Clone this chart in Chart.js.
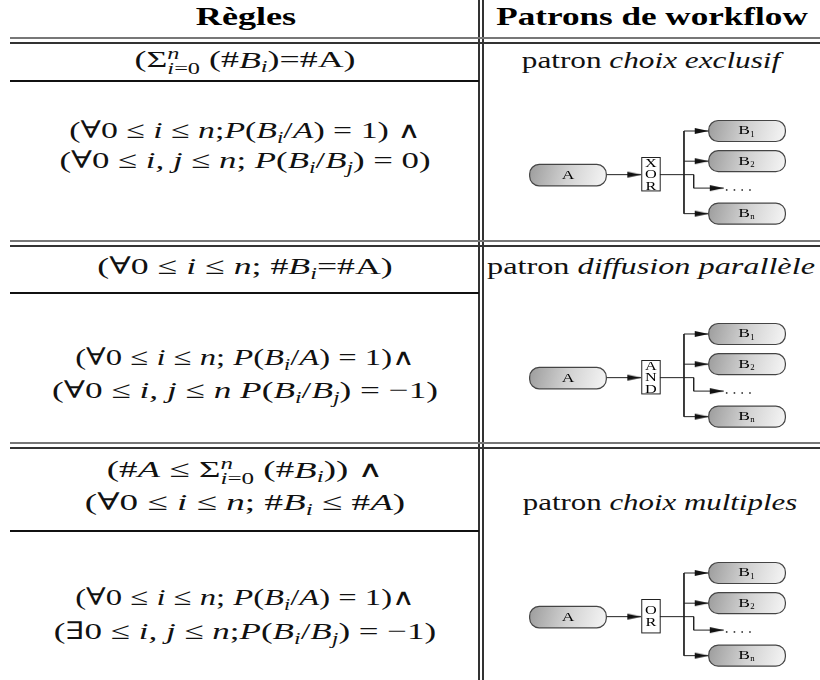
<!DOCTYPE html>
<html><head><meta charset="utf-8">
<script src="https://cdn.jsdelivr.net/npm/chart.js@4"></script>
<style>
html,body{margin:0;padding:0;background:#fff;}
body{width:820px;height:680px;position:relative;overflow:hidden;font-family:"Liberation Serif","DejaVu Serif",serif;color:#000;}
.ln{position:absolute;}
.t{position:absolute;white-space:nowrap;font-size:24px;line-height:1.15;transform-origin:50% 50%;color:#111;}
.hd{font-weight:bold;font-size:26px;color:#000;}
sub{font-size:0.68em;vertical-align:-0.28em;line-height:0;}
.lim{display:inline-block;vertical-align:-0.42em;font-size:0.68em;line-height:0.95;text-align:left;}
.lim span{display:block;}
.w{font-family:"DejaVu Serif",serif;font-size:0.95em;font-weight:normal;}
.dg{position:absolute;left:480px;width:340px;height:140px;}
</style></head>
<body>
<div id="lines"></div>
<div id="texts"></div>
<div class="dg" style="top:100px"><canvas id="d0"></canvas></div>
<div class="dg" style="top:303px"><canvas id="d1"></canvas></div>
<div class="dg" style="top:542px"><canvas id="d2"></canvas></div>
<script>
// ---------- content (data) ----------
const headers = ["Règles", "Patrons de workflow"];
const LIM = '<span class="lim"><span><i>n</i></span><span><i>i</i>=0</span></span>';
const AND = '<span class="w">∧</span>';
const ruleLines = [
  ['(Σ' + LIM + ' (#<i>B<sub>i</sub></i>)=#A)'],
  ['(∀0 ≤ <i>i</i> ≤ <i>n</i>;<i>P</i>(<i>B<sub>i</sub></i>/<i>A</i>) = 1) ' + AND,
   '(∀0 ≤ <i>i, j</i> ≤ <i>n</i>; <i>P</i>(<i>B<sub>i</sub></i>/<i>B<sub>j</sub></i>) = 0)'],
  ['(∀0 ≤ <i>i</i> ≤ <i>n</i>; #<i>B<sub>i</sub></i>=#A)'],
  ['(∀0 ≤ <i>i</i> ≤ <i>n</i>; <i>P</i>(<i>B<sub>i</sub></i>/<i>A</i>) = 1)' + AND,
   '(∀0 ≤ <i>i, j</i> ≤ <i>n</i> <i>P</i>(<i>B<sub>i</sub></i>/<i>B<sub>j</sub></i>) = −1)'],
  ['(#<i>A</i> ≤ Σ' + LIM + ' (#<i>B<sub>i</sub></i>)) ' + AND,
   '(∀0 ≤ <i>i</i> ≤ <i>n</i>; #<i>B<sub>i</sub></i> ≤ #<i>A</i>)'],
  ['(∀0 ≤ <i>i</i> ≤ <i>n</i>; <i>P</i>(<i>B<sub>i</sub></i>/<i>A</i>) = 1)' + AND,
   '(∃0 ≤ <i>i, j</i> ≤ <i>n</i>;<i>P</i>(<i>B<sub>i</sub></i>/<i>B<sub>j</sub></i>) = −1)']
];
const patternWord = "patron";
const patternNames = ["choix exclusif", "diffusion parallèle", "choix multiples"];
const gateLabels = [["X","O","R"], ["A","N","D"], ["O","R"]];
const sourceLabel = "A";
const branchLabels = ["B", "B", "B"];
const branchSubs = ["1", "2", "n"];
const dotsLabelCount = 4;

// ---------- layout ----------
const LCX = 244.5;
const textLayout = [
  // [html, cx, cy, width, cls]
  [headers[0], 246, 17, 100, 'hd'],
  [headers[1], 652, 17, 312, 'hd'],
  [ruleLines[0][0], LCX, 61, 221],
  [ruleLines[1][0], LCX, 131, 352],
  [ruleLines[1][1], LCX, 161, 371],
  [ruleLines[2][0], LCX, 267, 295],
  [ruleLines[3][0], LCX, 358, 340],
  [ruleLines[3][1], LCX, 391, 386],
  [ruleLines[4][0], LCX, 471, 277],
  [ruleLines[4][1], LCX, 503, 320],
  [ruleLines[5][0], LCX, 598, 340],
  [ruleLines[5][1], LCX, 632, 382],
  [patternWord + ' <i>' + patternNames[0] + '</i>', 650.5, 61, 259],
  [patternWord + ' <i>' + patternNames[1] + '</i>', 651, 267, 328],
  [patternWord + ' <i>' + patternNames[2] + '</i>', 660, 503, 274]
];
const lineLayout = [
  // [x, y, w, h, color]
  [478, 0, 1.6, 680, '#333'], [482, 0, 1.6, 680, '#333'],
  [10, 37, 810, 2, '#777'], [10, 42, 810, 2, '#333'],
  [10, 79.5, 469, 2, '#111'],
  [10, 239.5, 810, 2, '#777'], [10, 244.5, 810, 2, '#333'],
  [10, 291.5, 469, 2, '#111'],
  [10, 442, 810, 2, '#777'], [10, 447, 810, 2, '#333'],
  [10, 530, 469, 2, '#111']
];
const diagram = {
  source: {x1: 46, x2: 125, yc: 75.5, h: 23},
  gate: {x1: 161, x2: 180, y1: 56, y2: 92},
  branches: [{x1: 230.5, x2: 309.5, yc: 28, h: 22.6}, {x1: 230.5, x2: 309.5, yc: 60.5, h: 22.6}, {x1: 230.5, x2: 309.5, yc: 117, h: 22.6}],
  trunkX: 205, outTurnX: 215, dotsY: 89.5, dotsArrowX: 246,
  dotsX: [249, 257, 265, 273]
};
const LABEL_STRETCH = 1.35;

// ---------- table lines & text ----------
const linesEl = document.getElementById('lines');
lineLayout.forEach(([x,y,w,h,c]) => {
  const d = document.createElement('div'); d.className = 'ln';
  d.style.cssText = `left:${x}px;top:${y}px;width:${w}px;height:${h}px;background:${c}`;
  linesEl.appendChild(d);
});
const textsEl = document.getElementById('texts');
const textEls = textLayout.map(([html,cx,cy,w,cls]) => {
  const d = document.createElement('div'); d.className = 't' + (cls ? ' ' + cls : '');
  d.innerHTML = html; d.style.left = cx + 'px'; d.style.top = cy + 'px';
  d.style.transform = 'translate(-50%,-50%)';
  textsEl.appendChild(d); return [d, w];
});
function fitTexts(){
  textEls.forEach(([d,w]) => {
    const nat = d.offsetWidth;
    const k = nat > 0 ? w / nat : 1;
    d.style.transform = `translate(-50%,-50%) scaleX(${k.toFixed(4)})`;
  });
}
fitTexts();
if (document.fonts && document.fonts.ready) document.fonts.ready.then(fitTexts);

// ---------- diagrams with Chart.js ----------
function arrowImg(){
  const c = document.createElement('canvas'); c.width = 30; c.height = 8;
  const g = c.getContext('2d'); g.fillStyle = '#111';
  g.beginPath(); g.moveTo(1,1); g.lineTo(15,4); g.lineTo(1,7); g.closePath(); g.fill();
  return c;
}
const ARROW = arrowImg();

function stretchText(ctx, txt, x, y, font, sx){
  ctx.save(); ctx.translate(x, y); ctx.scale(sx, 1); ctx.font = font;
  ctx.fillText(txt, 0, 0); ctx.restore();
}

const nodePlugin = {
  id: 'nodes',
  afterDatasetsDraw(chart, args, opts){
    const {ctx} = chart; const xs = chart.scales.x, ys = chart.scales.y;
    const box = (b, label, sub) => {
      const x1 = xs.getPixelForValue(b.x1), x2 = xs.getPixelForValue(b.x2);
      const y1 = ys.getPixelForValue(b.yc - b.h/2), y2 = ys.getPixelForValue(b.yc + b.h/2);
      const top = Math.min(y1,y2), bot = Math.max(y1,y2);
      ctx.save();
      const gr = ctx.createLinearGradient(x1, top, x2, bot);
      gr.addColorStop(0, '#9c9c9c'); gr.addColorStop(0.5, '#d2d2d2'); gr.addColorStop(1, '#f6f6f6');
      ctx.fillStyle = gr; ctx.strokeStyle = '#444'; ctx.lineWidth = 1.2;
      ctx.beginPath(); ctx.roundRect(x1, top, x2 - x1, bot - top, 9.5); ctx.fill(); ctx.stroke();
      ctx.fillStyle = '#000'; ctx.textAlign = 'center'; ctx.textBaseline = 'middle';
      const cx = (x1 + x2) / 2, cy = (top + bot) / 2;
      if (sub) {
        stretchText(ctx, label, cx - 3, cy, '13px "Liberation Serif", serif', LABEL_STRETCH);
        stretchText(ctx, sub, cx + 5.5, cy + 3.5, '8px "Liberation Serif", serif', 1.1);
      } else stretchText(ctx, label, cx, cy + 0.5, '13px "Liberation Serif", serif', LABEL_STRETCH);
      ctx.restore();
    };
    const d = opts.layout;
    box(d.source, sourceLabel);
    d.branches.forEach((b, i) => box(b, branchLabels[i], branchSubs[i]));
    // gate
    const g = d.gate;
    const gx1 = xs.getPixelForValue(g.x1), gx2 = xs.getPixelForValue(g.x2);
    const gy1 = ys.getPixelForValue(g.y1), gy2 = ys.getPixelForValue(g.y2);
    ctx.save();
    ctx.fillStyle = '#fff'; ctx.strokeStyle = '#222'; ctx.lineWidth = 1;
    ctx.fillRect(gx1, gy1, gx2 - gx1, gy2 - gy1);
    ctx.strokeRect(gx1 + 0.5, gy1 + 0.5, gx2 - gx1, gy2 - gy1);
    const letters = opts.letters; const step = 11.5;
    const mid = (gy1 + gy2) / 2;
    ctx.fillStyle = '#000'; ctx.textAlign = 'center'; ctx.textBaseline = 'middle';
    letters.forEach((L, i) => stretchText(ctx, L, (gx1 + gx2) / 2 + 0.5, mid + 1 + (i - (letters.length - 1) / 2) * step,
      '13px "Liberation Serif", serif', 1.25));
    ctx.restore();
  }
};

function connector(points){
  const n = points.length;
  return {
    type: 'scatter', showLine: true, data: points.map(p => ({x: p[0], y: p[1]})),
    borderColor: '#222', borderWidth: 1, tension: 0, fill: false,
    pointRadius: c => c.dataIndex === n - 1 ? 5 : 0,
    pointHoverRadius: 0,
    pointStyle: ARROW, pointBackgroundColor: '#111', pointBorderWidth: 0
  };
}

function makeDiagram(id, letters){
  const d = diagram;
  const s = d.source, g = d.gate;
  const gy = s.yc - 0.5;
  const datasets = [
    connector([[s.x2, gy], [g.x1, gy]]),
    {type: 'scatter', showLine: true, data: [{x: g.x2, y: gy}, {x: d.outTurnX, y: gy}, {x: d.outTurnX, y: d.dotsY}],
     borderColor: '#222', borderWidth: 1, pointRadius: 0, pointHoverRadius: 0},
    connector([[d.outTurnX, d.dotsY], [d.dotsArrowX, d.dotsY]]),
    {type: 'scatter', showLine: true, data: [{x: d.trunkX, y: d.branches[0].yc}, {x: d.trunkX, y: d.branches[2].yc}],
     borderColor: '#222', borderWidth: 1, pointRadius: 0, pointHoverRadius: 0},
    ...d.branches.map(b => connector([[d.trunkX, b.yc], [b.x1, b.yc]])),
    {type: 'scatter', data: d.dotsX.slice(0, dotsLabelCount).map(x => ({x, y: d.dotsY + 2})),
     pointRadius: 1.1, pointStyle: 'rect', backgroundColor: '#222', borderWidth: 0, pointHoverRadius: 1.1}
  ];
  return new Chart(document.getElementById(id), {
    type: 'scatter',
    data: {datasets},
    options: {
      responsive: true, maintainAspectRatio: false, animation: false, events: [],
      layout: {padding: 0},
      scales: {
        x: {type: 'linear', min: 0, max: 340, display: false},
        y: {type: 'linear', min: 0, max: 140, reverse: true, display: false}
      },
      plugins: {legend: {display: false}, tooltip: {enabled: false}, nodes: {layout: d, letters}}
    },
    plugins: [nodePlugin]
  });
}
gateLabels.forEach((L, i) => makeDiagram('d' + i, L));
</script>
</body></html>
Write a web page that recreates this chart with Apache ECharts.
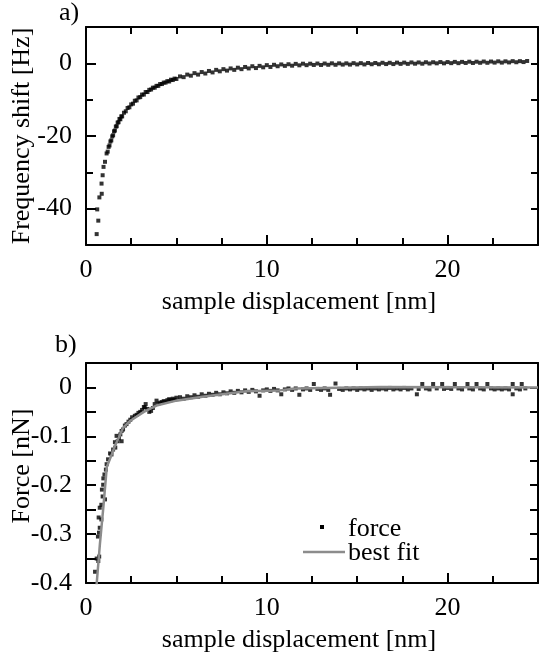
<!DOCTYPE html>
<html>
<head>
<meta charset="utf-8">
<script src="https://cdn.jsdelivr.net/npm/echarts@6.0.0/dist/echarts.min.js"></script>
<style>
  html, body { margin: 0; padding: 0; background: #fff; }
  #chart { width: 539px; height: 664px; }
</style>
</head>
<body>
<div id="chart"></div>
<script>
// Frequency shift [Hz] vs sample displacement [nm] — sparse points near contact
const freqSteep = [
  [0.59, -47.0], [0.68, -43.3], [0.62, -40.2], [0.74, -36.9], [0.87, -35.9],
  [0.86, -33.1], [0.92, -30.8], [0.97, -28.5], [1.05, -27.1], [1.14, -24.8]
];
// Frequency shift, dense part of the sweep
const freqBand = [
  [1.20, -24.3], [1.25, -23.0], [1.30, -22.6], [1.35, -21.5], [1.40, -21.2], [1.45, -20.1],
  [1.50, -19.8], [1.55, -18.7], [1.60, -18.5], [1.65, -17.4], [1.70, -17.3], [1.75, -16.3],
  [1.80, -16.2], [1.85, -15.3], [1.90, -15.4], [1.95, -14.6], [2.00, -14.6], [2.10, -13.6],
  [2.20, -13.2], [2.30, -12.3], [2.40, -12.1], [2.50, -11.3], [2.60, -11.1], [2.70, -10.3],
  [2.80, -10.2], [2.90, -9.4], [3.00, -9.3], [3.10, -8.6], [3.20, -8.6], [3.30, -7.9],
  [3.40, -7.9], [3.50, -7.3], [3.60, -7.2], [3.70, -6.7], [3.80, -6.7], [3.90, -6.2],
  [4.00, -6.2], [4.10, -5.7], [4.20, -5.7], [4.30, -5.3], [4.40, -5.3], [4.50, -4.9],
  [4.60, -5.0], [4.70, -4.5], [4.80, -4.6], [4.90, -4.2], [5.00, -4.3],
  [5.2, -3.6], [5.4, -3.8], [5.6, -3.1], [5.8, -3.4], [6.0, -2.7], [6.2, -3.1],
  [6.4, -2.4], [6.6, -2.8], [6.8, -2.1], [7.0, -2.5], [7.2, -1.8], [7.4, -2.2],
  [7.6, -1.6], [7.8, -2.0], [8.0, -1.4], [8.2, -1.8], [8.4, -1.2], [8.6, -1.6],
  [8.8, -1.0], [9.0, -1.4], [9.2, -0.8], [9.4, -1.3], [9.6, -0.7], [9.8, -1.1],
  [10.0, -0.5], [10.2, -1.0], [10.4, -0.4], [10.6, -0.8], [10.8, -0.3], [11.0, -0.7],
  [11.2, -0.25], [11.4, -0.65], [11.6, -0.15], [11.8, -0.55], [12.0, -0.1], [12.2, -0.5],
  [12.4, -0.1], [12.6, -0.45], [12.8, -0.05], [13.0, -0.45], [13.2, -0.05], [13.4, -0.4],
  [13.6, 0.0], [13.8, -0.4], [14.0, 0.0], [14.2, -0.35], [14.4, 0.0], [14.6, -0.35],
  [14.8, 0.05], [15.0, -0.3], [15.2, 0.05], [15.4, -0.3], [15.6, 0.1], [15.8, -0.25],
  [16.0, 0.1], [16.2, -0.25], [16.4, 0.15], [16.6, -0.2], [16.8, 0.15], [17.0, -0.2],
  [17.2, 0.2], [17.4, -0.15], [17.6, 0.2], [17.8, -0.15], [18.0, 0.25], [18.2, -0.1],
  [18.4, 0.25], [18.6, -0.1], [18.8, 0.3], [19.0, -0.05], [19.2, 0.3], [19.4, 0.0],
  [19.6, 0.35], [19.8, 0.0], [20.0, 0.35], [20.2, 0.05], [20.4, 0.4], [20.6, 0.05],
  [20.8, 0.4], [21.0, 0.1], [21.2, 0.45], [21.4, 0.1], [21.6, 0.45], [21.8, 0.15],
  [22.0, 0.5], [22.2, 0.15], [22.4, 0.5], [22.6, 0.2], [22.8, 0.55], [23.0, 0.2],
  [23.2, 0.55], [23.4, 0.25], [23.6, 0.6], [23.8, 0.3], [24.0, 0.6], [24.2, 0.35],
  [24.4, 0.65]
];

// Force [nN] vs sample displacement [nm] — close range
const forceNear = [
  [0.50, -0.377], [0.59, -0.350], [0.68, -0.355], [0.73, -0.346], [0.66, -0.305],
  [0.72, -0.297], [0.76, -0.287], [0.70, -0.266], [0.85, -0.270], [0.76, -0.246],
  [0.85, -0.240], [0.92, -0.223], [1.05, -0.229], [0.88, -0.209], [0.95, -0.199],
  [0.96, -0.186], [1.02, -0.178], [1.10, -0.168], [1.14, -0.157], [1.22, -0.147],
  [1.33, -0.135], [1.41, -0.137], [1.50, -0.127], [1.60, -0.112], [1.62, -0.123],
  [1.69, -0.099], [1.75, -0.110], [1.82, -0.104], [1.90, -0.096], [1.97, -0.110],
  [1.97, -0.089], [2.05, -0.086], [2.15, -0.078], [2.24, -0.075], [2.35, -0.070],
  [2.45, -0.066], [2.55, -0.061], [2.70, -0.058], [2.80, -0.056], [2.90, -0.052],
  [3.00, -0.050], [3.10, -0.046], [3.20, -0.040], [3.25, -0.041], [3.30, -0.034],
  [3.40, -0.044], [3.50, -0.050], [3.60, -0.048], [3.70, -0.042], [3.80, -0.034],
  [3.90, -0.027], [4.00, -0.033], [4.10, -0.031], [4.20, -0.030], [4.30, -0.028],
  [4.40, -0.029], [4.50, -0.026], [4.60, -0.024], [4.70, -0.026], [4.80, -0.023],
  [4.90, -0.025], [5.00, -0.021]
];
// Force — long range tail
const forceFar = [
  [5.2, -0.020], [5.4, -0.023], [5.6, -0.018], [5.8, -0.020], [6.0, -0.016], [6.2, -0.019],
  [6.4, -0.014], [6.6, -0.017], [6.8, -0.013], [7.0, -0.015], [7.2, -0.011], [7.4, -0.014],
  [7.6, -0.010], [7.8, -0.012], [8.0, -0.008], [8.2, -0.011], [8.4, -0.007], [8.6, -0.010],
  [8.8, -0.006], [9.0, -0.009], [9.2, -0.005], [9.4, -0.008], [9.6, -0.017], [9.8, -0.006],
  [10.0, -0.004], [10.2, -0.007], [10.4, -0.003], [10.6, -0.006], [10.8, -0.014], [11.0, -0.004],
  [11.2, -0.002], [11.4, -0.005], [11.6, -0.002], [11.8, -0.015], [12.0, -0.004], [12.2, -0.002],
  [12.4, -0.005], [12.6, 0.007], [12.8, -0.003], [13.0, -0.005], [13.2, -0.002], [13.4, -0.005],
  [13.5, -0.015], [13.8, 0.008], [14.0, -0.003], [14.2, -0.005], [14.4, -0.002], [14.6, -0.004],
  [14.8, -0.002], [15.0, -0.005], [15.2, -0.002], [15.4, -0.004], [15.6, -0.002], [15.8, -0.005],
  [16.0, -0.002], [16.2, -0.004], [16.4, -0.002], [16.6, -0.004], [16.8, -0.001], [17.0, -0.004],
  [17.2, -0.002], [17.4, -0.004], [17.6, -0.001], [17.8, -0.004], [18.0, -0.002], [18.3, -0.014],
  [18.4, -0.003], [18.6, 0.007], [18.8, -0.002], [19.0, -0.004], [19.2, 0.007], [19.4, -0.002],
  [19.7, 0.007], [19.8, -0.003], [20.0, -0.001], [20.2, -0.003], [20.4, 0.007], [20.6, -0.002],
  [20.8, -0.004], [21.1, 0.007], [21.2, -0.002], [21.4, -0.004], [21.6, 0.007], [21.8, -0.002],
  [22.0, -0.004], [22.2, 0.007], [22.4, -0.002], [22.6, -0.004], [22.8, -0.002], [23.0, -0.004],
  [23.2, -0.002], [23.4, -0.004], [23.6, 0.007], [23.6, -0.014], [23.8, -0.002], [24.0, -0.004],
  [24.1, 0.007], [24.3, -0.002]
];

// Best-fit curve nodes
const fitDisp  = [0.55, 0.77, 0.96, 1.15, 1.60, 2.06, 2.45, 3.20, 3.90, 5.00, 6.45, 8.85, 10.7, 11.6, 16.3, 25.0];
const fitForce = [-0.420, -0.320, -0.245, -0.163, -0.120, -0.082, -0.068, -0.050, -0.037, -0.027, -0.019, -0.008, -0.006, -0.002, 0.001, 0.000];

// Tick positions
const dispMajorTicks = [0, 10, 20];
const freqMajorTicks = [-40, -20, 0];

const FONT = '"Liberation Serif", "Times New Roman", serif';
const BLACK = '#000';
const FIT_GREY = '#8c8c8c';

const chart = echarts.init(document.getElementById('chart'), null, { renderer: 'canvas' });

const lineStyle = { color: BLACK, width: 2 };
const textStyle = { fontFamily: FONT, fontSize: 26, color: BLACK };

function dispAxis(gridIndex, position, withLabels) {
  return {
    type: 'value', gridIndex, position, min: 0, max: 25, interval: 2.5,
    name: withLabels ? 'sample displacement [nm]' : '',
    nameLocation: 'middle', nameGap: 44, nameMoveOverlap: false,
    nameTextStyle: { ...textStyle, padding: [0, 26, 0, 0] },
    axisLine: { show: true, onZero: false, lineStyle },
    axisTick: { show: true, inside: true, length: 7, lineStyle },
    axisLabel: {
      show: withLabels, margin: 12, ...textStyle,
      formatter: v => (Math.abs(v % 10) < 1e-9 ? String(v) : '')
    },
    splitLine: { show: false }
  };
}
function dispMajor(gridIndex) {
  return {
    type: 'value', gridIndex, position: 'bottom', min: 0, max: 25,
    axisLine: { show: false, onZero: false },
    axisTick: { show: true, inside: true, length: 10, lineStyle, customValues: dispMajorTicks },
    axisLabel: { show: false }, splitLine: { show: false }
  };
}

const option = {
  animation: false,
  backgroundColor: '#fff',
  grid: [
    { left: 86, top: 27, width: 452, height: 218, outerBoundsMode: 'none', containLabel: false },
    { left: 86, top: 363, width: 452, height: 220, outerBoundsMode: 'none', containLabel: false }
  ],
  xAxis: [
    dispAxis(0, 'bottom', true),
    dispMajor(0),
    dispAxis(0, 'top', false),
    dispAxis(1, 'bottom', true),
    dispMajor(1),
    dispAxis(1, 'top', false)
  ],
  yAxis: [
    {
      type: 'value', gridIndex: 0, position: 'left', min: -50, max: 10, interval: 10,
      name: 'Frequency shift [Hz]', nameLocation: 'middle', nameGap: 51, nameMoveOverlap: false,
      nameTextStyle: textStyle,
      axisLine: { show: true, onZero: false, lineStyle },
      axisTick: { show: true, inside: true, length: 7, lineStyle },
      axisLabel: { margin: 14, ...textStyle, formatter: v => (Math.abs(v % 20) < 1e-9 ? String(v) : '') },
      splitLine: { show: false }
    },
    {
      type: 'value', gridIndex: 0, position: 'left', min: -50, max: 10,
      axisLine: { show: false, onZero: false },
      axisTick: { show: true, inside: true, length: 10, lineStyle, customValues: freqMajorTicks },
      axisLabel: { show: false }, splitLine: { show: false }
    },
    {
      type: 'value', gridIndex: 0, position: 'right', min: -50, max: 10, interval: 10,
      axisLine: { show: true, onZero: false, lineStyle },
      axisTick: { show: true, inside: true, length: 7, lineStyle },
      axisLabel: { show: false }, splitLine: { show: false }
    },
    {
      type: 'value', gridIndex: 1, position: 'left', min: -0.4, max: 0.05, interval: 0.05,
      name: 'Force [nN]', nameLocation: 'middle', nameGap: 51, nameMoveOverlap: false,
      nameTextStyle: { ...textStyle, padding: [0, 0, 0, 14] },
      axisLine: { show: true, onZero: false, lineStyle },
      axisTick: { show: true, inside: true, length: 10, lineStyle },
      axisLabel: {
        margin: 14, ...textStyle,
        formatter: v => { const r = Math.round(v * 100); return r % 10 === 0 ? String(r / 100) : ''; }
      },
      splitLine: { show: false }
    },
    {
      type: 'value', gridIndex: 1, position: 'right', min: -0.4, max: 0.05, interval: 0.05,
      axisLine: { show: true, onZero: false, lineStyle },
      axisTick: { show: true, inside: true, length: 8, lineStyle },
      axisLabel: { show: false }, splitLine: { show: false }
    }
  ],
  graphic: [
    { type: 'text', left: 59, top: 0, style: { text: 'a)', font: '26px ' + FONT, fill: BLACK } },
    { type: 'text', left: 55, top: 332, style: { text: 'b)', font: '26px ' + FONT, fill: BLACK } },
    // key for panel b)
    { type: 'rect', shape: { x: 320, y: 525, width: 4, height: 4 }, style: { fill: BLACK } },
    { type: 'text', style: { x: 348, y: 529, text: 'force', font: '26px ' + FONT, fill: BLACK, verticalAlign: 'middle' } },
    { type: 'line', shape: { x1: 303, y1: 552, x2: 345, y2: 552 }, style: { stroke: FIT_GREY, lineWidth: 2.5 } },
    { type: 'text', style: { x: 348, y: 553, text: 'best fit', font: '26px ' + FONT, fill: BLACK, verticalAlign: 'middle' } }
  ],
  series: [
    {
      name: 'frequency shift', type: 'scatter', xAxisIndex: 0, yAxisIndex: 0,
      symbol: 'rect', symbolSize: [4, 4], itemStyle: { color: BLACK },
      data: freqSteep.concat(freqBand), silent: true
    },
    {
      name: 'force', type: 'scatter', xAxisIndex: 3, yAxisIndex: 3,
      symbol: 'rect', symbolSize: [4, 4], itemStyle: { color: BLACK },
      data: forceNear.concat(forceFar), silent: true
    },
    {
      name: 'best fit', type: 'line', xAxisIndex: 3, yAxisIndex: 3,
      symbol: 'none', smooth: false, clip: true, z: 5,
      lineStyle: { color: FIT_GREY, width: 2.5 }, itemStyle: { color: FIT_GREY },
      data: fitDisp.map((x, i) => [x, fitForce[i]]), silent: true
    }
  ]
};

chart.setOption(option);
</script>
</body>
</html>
————————
> _WORK REQUIRED_
Find the string "this" in the listing and return every line that holds it.

> _EXERCISE ANSWER_
Clone this chart in Chart.js.
Write a web page that recreates this chart with Apache ECharts.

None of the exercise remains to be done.